Конечно, русская империя представляет собою и осуществляет варварскую, анти-гуманную, постыдную, ненавистную, подлую систему. Снабдите ее какими угодно эпитетами, — я не буду в претензии. Я — сторонник русского народа, а не патриот государства или Всероссийской Империи, и не думаю, чтобы нашелся кто нибудь, ненавидящий ее более, чем я. Только, так как прежде всего следует быть справедливым, я прошу немецких патриотов соблаговолите заметить и признать, что, за исключением некоторых формальных лицемерий, их Прусское Королевство и их старая Австрийская империя до 1866 г. не были много либеральнее и гуманнее, чем Всероссийская Империя, и что Прусско-Германская или Кнуто-Германская империя, которую немецкий патриотизм воздвигает ныне на развалинах и в крови Франции, обещает даже превзойти Русскую Империю ужасами. В самом деле, разве русская Империя, как она ни отвратительна, причинила когда нибудь Германии, или Европе, хоть сотую часть того зла, которое Германия причиняет ныне Франции, и которым она угрожает всей Европе? Конечно, если кто и имеет право ненавидеть русскую Империю и Россию, так это поляки. Конечно, если русские когда-либо обесчестили себя и совершили ужасы, выполняя кровавые приказы своих царей, так это в Польше. Так вот, я взываю к самим полякам совершили ли когда либо русские армии, солдаты и офицеры, взятые в массе, десятую часть тех гнусностей, которые армии, солдаты и офицеры Германии, взятые в массе, совершают ныне во Франции? Поляки, сказал я, имеют право ненавидеть Россию. Но не немцы, если только они в то же время не ненавидят себя самих. В самом деле, какое зло было им когда либо причинено русской Империей? Разве какой либо русский император мечтал когда-либо завоевать Германию? Отторг ли он от нее когда-либо какую-нибудь провинцию? Вступали ли русские войска в Германию, чтобы уничтожить ее никогда не существовавшую республику и восстановить на троне ее деспотов, — которые никогда не переставали царствовать?

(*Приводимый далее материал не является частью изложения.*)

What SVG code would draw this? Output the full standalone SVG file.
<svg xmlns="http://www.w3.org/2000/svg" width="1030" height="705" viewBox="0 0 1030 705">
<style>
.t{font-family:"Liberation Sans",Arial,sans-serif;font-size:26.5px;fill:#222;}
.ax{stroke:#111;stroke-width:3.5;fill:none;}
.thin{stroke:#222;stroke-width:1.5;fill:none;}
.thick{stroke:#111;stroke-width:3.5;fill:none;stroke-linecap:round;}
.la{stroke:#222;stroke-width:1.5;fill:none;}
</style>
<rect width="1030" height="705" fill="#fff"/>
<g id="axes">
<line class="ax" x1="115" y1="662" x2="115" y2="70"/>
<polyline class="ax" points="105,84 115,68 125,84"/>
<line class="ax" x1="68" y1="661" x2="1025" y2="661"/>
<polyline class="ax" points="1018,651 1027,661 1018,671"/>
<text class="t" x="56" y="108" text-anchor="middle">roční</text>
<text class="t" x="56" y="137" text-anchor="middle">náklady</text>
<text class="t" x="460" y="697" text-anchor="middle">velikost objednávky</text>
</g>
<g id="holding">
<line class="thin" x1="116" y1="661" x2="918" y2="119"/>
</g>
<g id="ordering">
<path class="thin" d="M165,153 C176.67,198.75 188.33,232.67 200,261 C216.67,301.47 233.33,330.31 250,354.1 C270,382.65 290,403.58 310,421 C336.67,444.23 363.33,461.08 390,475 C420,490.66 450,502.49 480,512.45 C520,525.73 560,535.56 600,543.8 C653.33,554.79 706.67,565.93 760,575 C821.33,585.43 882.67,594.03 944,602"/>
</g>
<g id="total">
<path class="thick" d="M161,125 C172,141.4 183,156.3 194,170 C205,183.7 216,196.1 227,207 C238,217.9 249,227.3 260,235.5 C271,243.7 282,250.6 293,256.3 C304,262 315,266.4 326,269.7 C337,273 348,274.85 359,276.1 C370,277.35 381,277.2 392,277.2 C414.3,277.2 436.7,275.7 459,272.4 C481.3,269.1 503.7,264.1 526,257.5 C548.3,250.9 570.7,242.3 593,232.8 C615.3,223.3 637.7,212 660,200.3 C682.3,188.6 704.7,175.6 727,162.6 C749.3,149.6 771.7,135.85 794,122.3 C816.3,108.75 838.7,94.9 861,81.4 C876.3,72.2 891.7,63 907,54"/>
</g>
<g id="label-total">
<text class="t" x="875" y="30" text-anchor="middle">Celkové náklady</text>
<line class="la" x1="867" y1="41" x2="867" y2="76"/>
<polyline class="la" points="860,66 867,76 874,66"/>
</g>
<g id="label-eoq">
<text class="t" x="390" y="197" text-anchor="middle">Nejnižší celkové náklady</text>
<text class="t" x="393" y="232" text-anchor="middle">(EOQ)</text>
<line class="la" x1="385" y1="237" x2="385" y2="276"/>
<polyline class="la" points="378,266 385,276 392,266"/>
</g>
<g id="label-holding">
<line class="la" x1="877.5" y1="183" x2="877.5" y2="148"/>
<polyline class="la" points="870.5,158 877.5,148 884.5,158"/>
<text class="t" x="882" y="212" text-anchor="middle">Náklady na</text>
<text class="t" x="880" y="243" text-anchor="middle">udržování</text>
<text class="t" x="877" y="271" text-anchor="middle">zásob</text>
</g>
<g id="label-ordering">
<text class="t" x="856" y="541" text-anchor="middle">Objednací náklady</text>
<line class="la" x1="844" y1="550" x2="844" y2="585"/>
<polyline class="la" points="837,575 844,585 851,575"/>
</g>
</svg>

Два раза только за все время, как существуют международные отношения между Россией и Германией, русские императоры причинили ей положительное зло. Первый раз, Петр III, который, едва взойдя на престол в 1761 г., спас Фридриха Великого и Королевство Прусское вместе с ним от неизбежного уничтожения, приказав русской армии, сражавшейся до тех пор с австрийцами против него, присоединиться к нему против австрийцев. Другой раз, это был Александр I, который в 1807 г. спас Пруссию от полного уничтожения.

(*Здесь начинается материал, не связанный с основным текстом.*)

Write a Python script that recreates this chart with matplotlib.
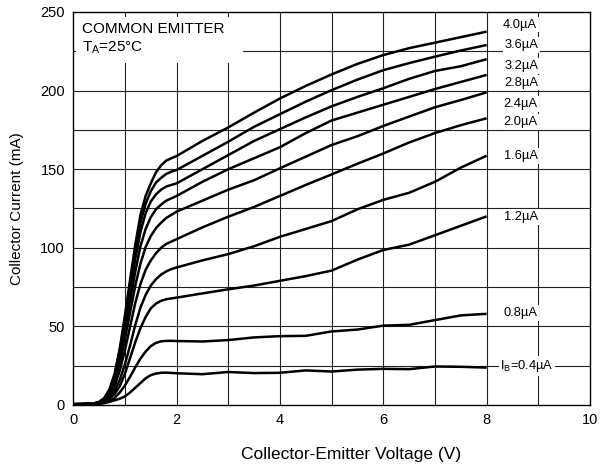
import matplotlib
matplotlib.use("Agg")
import matplotlib.pyplot as plt
from matplotlib.patches import Rectangle

plt.rcParams['font.family'] = ['Liberation Sans', 'DejaVu Sans']
plt.rcParams['mathtext.fontset'] = 'custom'
plt.rcParams['mathtext.rm'] = 'Liberation Sans'
plt.rcParams['mathtext.it'] = 'Liberation Sans'

# Collector-emitter voltage (V)
vce = [0, 0.2, 0.4, 0.5, 0.6, 0.7, 0.8, 0.9, 1.0, 1.1, 1.2, 1.3, 1.4, 1.5, 1.6, 1.7,
       1.8, 1.9, 2.0, 2.5, 3.0, 3.5, 4.0, 4.5, 5.0, 5.5, 6.0, 6.5, 7.0, 7.5, 8.0]

# Collector current (mA) for each base current
ic_4_0 = [0.5, 0.6, 1, 2, 4.5, 10, 20, 36, 57, 80, 102, 121, 133, 141, 148, 152.5,
          155.5, 157, 158.4, 168, 176.6, 186, 195, 203, 210.3, 217, 222.6, 227, 230.5, 234, 237.5]
ic_3_6 = [0.5, 0.6, 1, 1.8, 4, 9, 19, 35, 55, 77, 98, 116, 128, 136, 141.5, 144.5,
          147, 148.5, 149.5, 158.5, 167.5, 177, 185, 193, 200.3, 207, 213, 217.5, 221.6, 225.5, 229]
ic_3_2 = [0.5, 0.6, 1, 1.7, 3.8, 8.5, 18, 33, 52, 72, 93, 110, 122, 129.5, 134, 137,
          139, 140, 141, 150, 159, 168, 175.5, 183, 190, 196, 201.5, 207.5, 212.5, 215.5, 220]
ic_2_8 = [0.5, 0.6, 0.9, 1.6, 3.5, 8, 17, 30, 47, 66, 85, 101, 112, 119.5, 124.5, 127.5,
          130, 131.5, 133, 142, 150, 157, 164, 173, 181, 186, 191, 196, 201, 205.5, 210]
ic_2_4 = [0.5, 0.6, 0.9, 1.5, 3.2, 7.5, 15, 27, 42, 59, 76, 90, 100.5, 107.5, 112.5, 116,
          119, 121, 123, 130, 137, 143, 150.6, 158, 165.4, 171, 177.5, 183.5, 189.4, 194, 198.9]
ic_2_0 = [0.5, 0.6, 0.9, 1.4, 3, 6.5, 12, 22, 35, 50, 65, 77, 86, 92, 96.5, 100,
          102.5, 104, 105.5, 113, 119.8, 126, 133, 140, 146.7, 153.5, 160, 167, 173, 178, 182.4]
ic_1_6 = [0.5, 0.6, 0.8, 1.3, 2.7, 5.5, 9, 16, 26, 38, 51, 62, 70, 76, 80, 83,
          85, 86.5, 87.5, 92, 96, 101, 107, 112, 117, 124.5, 130.5, 135, 142, 151, 158.6]
ic_1_2 = [0.5, 0.5, 0.7, 1.1, 2.2, 4, 7, 12, 20, 30, 40, 49, 56, 61.5, 64.5, 66.3,
          67.3, 67.8, 68.3, 71, 73.6, 76, 79, 82, 85.5, 92.5, 98.6, 102, 108, 114, 120]
ic_0_8 = [0.5, 0.5, 0.6, 0.9, 1.5, 2.5, 4.5, 8, 12.5, 18, 24, 29.5, 34, 37.5, 39.5, 40.5,
          40.8, 40.8, 40.7, 40.4, 41.3, 43, 43.8, 44, 46.8, 48, 50.5, 51, 54, 57, 58]
ic_0_4 = [0.5, 0.5, 0.6, 0.8, 1.2, 2, 3, 4, 5.5, 8, 11, 14, 17, 19, 20, 20.5,
          20.6, 20.4, 20.2, 19.6, 21, 20.3, 20.5, 22, 21.3, 22.5, 23, 22.8, 24.5, 24.3, 23.8]

curves = [ic_4_0, ic_3_6, ic_3_2, ic_2_8, ic_2_4, ic_2_0, ic_1_6, ic_1_2, ic_0_8, ic_0_4]
labels = ['4.0µA', '3.6µA', '3.2µA', '2.8µA', '2.4µA', '2.0µA', '1.6µA', '1.2µA', '0.8µA',
          r'I$_\mathregular{B}$=0.4µA']
label_x = [8.65, 8.67, 8.67, 8.67, 8.65, 8.65, 8.67, 8.67, 8.65, 8.78]
label_y = [242, 229, 215.6, 205, 191.5, 180, 158.4, 119.6, 58.5, 24.8]

x_ticks = [0, 2, 4, 6, 8, 10]
y_ticks = [0, 50, 100, 150, 200, 250]

fig = plt.figure(figsize=(6.0, 4.72), dpi=100)
ax = fig.add_axes([73.3 / 600, 67 / 472, 516.7 / 600, 393 / 472])
ax.set_xlim(0, 10)
ax.set_ylim(0, 250)

# grid every 1 V and 25 mA
for gx in range(1, 10):
    ax.axvline(gx, color='#222222', lw=0.8, zorder=1)
for gy in range(25, 250, 25):
    ax.axhline(gy, color='#222222', lw=0.8, zorder=1)

# white box behind the header text
ax.add_patch(Rectangle((0.05, 217.6), 3.23, 29.2, facecolor='white', edgecolor='none', zorder=2))
ax.text(0.16, 239.3, 'COMMON EMITTER', fontsize=11, ha='left', va='center', zorder=5)
ax.text(0.16, 227.3, r'T$_\mathregular{A}$=25°C', fontsize=11, ha='left', va='center', zorder=5)

for ic in curves:
    ax.plot(vce, ic, color='black', lw=1.8, solid_joinstyle='round', solid_capstyle='butt', zorder=3)

for lab, lx, ly in zip(labels, label_x, label_y):
    ax.text(lx, ly, lab, fontsize=9.3, ha='center', va='center', zorder=5,
            bbox=dict(facecolor='white', edgecolor='none', pad=1.2))

ax.set_xticks(x_ticks)
ax.set_yticks(y_ticks)
ax.tick_params(length=0, labelsize=10.5, pad=6)
for s in ax.spines.values():
    s.set_linewidth(1.0)
    s.set_color('black')
    s.set_zorder(6)

ax.set_xlabel('Collector-Emitter Voltage (V)', fontsize=12.5, labelpad=14)
ax.xaxis.set_label_coords((351 - 73.3) / 516.7, -42 / 393)
ax.set_ylabel('Collector Current (mA)', fontsize=11, labelpad=12)

fig.savefig('out.png', dpi=100)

Вот, без сомнения, две очень плохие услуги, оказанные Россией Германии, и если немцы жалуются именно на это, я должен признать, что они тысячу раз правы. Ибо, спасая дважды Пруссию, Россия, несомненно, если и не сама сковала, то по меньшей мере помогла сковать цепи Германии. Иначе, я поистине никак не могу понять, на что могут жаловаться эти добрые немецкие патриоты?

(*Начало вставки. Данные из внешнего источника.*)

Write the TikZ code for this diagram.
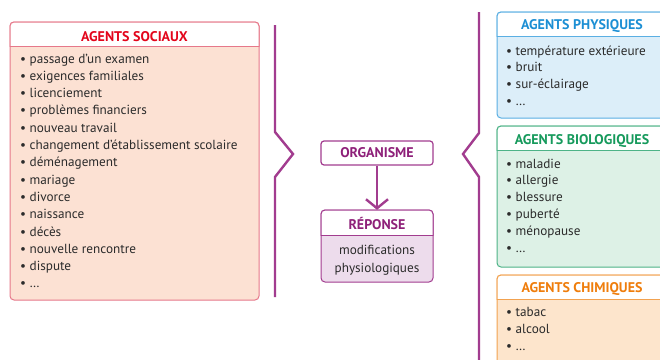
\documentclass[tikz,border=0pt]{standalone}
\usepackage{fontspec}
\setmainfont{PT Sans}
\usetikzlibrary{arrows.meta}
\definecolor{socB}{HTML}{E6788A}
\definecolor{socF}{HTML}{FCE1D3}
\definecolor{socT}{HTML}{E3061C}
\definecolor{phyB}{HTML}{5AAFE3}
\definecolor{phyF}{HTML}{DCEEF9}
\definecolor{phyT}{HTML}{1C8FD4}
\definecolor{bioB}{HTML}{4DB387}
\definecolor{bioF}{HTML}{DDF1E6}
\definecolor{bioT}{HTML}{169A5C}
\definecolor{chiB}{HTML}{F2A250}
\definecolor{chiF}{HTML}{FDE5CC}
\definecolor{chiT}{HTML}{EF7D0B}
\definecolor{brk}{HTML}{A23C8F}
\definecolor{orgT}{HTML}{8E2079}
\definecolor{repF}{HTML}{EDDCEC}
\definecolor{txt}{HTML}{2B2B2B}
\newcommand{\agentbox}[7]{%
  \draw[boxbody, draw=#6, fill=#7] (#1,#2) rectangle (#3,#4);
  \begin{scope}
    \clip (#1-2,#2-2) rectangle (#3+2,#5);
    \draw[boxbody, draw=#6, fill=white] (#1,#2) rectangle (#3,#4);
  \end{scope}
  \draw[line width=1pt, draw=#6] (#1,#5) -- (#3,#5);
}
\begin{document}
\begin{tikzpicture}[x=1pt,y=-1pt,
  itm/.style={anchor=base west, inner sep=0pt, font=\fontsize{13.2}{15}\selectfont, text=txt},
  ttl/.style={anchor=base, inner sep=0pt, font=\bfseries\fontsize{14}{16}\selectfont},
  brkline/.style={draw=brk, line width=2.4pt, line join=miter},
  boxbody/.style={line width=1pt, rounded corners=4pt},
]
\clip (0,0) rectangle (660,359);
\fill[white] (0,0) rectangle (660,359);

% AGENTS SOCIAUX
\agentbox{10}{22}{259}{300}{46}{socB}{socF}
\node[ttl, text=socT] (tsoc) at (134.5,41) {AGENTS SOCIAUX};
\foreach \t [count=\i from 0] in {passage d’un examen, exigences familiales, licenciement,
  problèmes financiers, nouveau travail, changement d’établissement scolaire,
  déménagement, mariage, divorce, naissance, décès, nouvelle rencontre, dispute, \dots}
  \node[itm] (s\i) at (20,63+17.3*\i) {• \t};

% AGENTS PHYSIQUES
\agentbox{497}{12}{667}{118}{36}{phyB}{phyF}
\node[ttl, text=phyT] (tphy) at (582,29) {AGENTS PHYSIQUES};
\foreach \t [count=\i from 0] in {température extérieure, bruit, sur-éclairage, \dots}
  \node[itm] (p\i) at (506,55+16.8*\i) {• \t};

% AGENTS BIOLOGIQUES
\agentbox{497}{126}{667}{267}{150}{bioB}{bioF}
\node[ttl, text=bioT] (tbio) at (582,144) {AGENTS BIOLOGIQUES};
\foreach \t [count=\i from 0] in {maladie, allergie, blessure, puberté, ménopause, \dots}
  \node[itm] (b\i) at (506,168+16.8*\i) {• \t};

% AGENTS CHIMIQUES
\agentbox{497}{275}{667}{372}{299}{chiB}{chiF}
\node[ttl, text=chiT] (tchi) at (582,292) {AGENTS CHIMIQUES};
\foreach \t [count=\i from 0] in {tabac, alcool, \dots}
  \node[itm] (c\i) at (506,316+17*\i) {• \t};

% brackets
\draw[brkline] (275,25) -- (275,132) -- (293,154) -- (275,177) -- (275,297);
\draw[brkline] (479,12) -- (479,133) -- (463,154) -- (479,177) -- (479,365);

% ORGANISME
\node[draw=brk, line width=1.2pt, rounded corners=3pt, fill=white,
      minimum width=112pt, minimum height=24pt, inner sep=0pt,
      font=\bfseries\fontsize{14}{16}\selectfont, text=orgT] (organisme) at (377,153) {ORGANISME};

% REPONSE
\agentbox{321}{210}{433}{282}{235}{brk}{repF}
\node[inner sep=0pt, minimum width=112pt, minimum height=72pt] (reponse) at (377,246) {};
\node[ttl, text=orgT] (trep) at (377,229) {RÉPONSE};
\node[anchor=base, inner sep=0pt, font=\fontsize{13.2}{15}\selectfont, text=txt] (rep1) at (377,254) {modifications};
\node[anchor=base, inner sep=0pt, font=\fontsize{13.2}{15}\selectfont, text=txt] (rep2) at (377,272) {physiologiques};

\draw[draw=brk, line width=2.4pt, -{Straight Barb[length=9pt,width=22pt]}] (organisme) -- (reponse);
\end{tikzpicture}
\end{document}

В 1813 г. русские пришли в Германию, как освободители, и не мало способствовали, что бы там ни говорили господа немцы, освобождению ее от ига Наполеона. Или, может быть, они в претензии на того самого императора Александра за то, что он помешал в 1814 г. прусскому фельдмаршалу Блюхеру отдать Париж на разграбление, когда тот высказал такое желание? Если так, то это показывает, что пруссаки всегда имели те же инстинкты, и что их природа не изменилась. Или они недовольны Александром за то, что он почти заставил Людовика XVIII дать Франции конституцию, вопреки желаниям, высказанным королем прусским и императором Австрии, и за то, что он изумил Европу и Францию, выказав себя, он, император России, более гуманным и более либеральным, чем два великих властителя Германии?